February 13, 2010 Op-Ed Columnist N.Y. Times
By CHARLES M. BLOW
President Obama wanted to change Washington. It changed ... for the worse. And it's now holding his agenda hostage. The question is: How much is he willing to change himself in order to save it?
On Feb. 9, 2009, at the first prime-time press conference of his presidency, Obama said: “I am the eternal optimist. I think that over time people respond to — to civility and rational argument.”
Since then, the right has tried to block him at nearly every turn, and the far right has formed a movement fueled by irrational anger.
Over the same period, his job approval ratings have dropped to new lows for him, and according to a Washington Post/ABC News poll released on Thursday , the gap between those who trust him and the Democrats to handle major issues versus those who trust Republicans to do so has narrowed to nearly nothing.
And perhaps most worrisome, according to a January report from the Pew Research Center for the People and the Press, Obama's image among the all-important independents as a “strong leader” and a president “able to get things done” took the biggest slides of all his character traits measured.
Yet, there he was again this week, a year to the day after the prime-time press conference, saying almost exactly the same thing : “I am just an eternal optimist. ... And all I can do is just to keep on making the argument about what's right for the country and assume that over time, people, regardless of party, regardless of their particular political positions, are going to gravitate towards the truth.” So stubbornly sweet.
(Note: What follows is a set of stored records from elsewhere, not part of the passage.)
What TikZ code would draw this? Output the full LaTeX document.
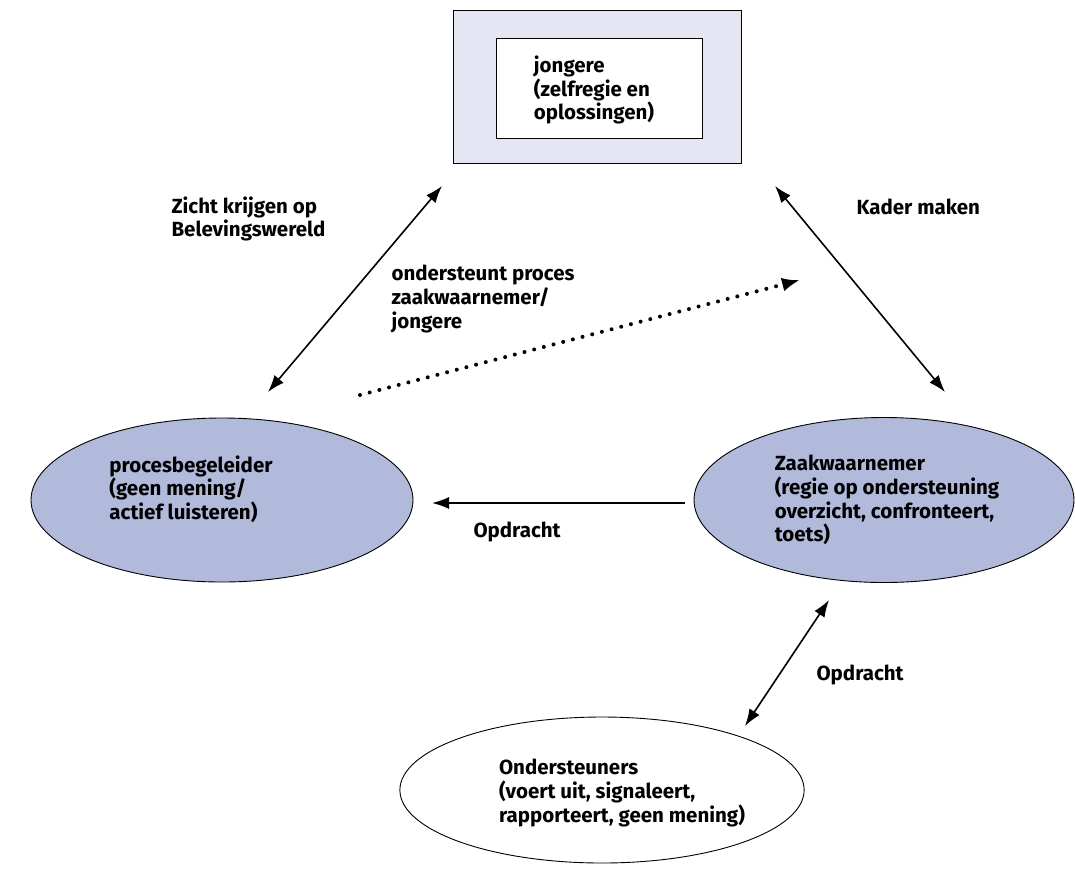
\documentclass[tikz,border=0pt]{standalone}
\usepackage{fontspec}
\setmainfont{Fira Sans}
\usetikzlibrary{arrows.meta,shapes.geometric}
\definecolor{boxpaars}{HTML}{E4E6F3}
\definecolor{ovaalpaars}{HTML}{B1BADB}
\tikzset{
  tekst/.style={font=\fontsize{20.5}{23.8}\selectfont\bfseries, align=left},
  ovaal/.style={ellipse, draw, line width=0.9pt, inner sep=0pt, tekst},
  pijl/.style={line width=1.6pt, -{Latex[length=17pt,width=12pt]}},
  dubbelpijl/.style={line width=1.6pt, {Latex[length=17pt,width=12pt]}-{Latex[length=17pt,width=12pt]}},
  stippel/.style={line width=4pt, line cap=round, dash pattern=on 0pt off 10pt,
    -{Latex[length=18pt,width=14pt]}},
}
\begin{document}
\begin{tikzpicture}[x=1pt,y=-1pt]
\useasboundingbox[fill=white] (0,0) rectangle (1075,868);

% jongere
\draw[fill=boxpaars, line width=0.9pt] (453,10) rectangle (741,163);
\draw[fill=white, line width=0.9pt] (496,38) rectangle (702,138);
\node[tekst] (jongere) at (594,90) {jongere\\(zelfregie en\\oplossingen)};

% de drie ovalen
\node[ovaal, fill=ovaalpaars, minimum width=382pt, minimum height=164pt] (begeleider) at (222,500)
  {procesbegeleider\hspace*{62pt}\\(geen mening/\\actief luisteren)\rule[-25pt]{0pt}{0pt}};
\node[ovaal, fill=ovaalpaars, minimum width=380pt, minimum height=165pt] (zaak) at (884,500)
  {\hspace*{6pt}Zaakwaarnemer\\\hspace*{6pt}(regie op ondersteuning\\\hspace*{6pt}overzicht, confronteert,\\\hspace*{6pt}toets)};
\node[ovaal, fill=white, minimum width=402pt, minimum height=146pt] (ondersteuners) at (602,790)
  {\hspace*{40pt}Ondersteuners\rule{0pt}{21pt}\\\hspace*{40pt}(voert uit, signaleert,\\\hspace*{40pt}rapporteert, geen mening)};

% eindpunten van de pijlen
\coordinate (jl) at (442,186);
\coordinate (bl) at (268,392);
\coordinate (jr) at (775,186);
\coordinate (zr) at (945,392);
\coordinate (st) at (360,395);
\coordinate (sk) at (800,280);
\coordinate (zo) at (685,503);
\coordinate (bo) at (432,503);
\coordinate (zb) at (829,600);
\coordinate (ob) at (745,726);

\draw[dubbelpijl] (bl) -- (jl);
\draw[dubbelpijl] (jr) -- (zr);
\draw[stippel] (st) -- (sk);
\draw[pijl] (zo) -- (bo);
\draw[dubbelpijl] (zb) -- (ob);

% labels
\node[tekst, anchor=west] (zicht) at (168,219) {Zicht krijgen op\\Belevingswereld};
\node[tekst, anchor=west] (kader) at (853,207) {Kader maken};
\node[tekst, anchor=west] (proces) at (388,299) {ondersteunt proces\\zaakwaarnemer/\\jongere};
\node[tekst, anchor=west] (opdracht1) at (470,532) {Opdracht};
\node[tekst, anchor=west] (opdracht2) at (813,675) {Opdracht};
\end{tikzpicture}
\end{document}
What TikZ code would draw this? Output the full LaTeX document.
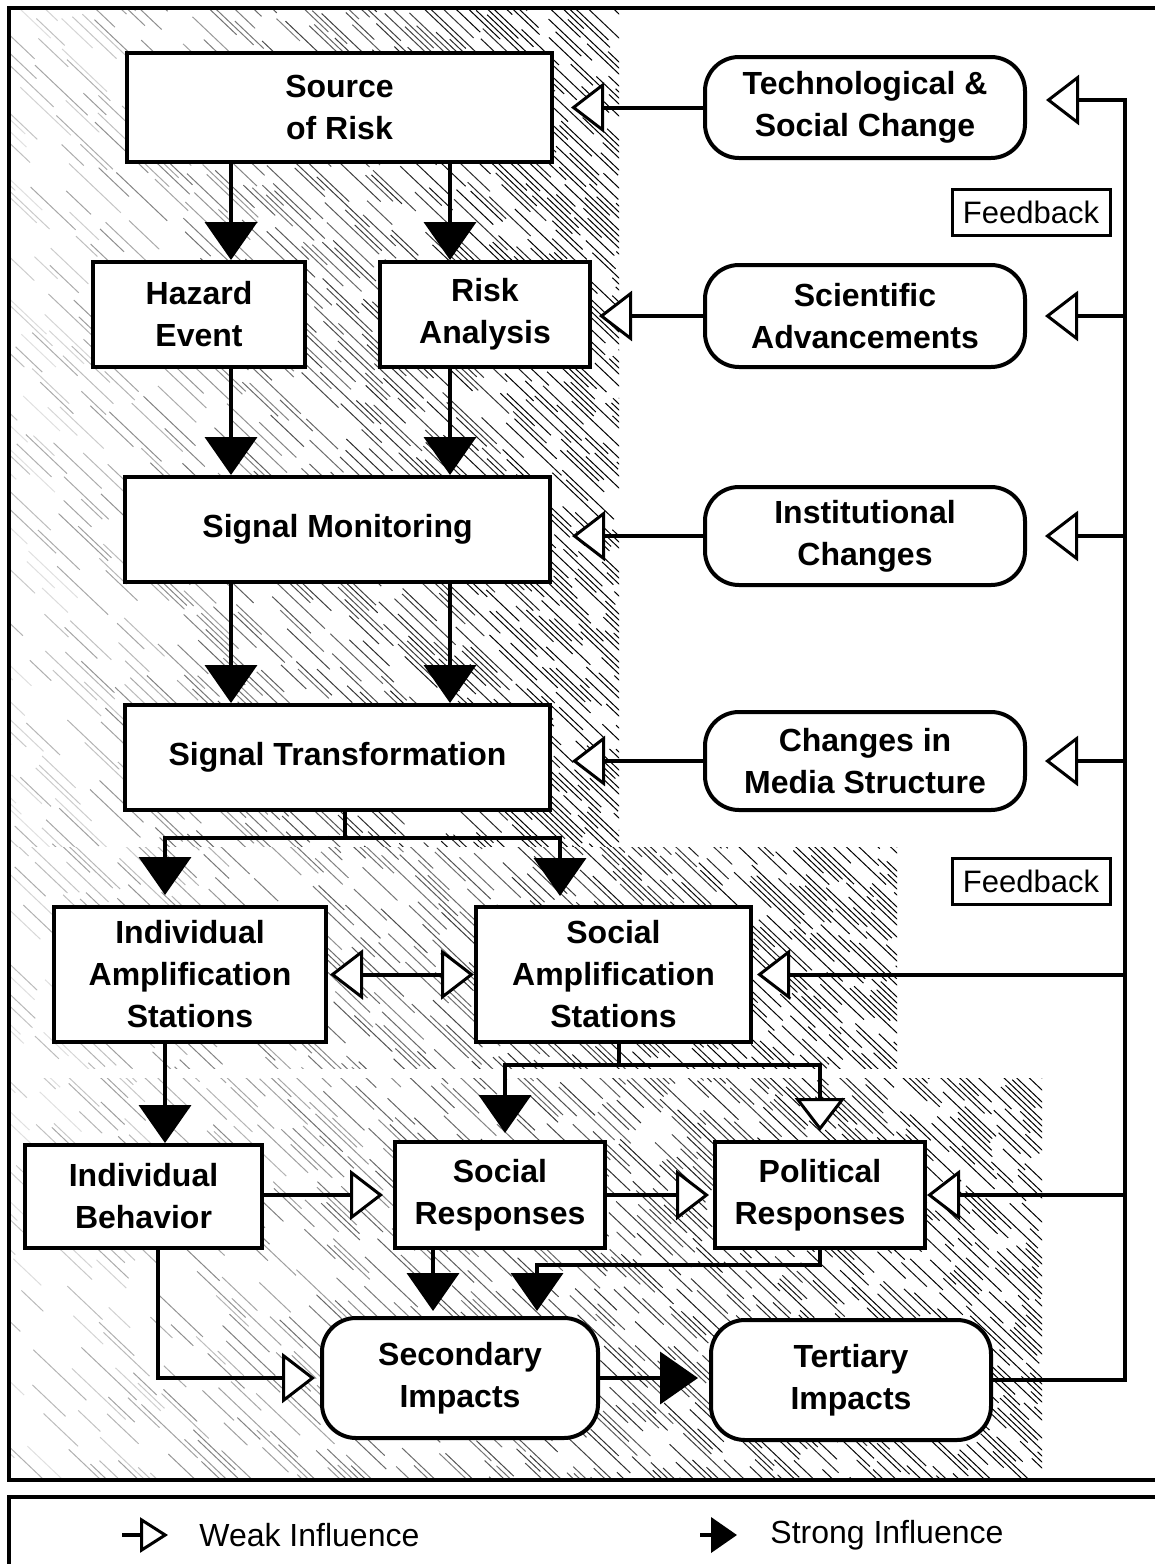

So simply naïve.
If Obama is still clinging to this quaint concept after the year he's had, it's easy to understand why he's in trouble.
Still, it's not too late for him to change. In fact, this is his moment. He's already showing some signs of change, but his changes have to be even more dramatic.
My advice: Worry less about making arguments and more about making connections. Simplify the message: “Getting America back to work.” Shake up the staffing of the West Wing to signal a fresh start. And keep showing those newly resurrected flashes of fight as a reminder that your patrician tenets are not at odds with bare-knuckled partisan politics.
At a dinner in New York City two weeks before his election, Obama joked that he was not the messiah but Superman. “Contrary to the rumors you've heard, I was not born in a manger. I was actually born on Krypton. ...”
Well, our mild-mannered president is in desperate need of a telephone booth. He needs to summon his inner Superman who knows how to pair optimism with force when responding to a crisis, a Man of Steel who's more than a silver tongue with a tin ear.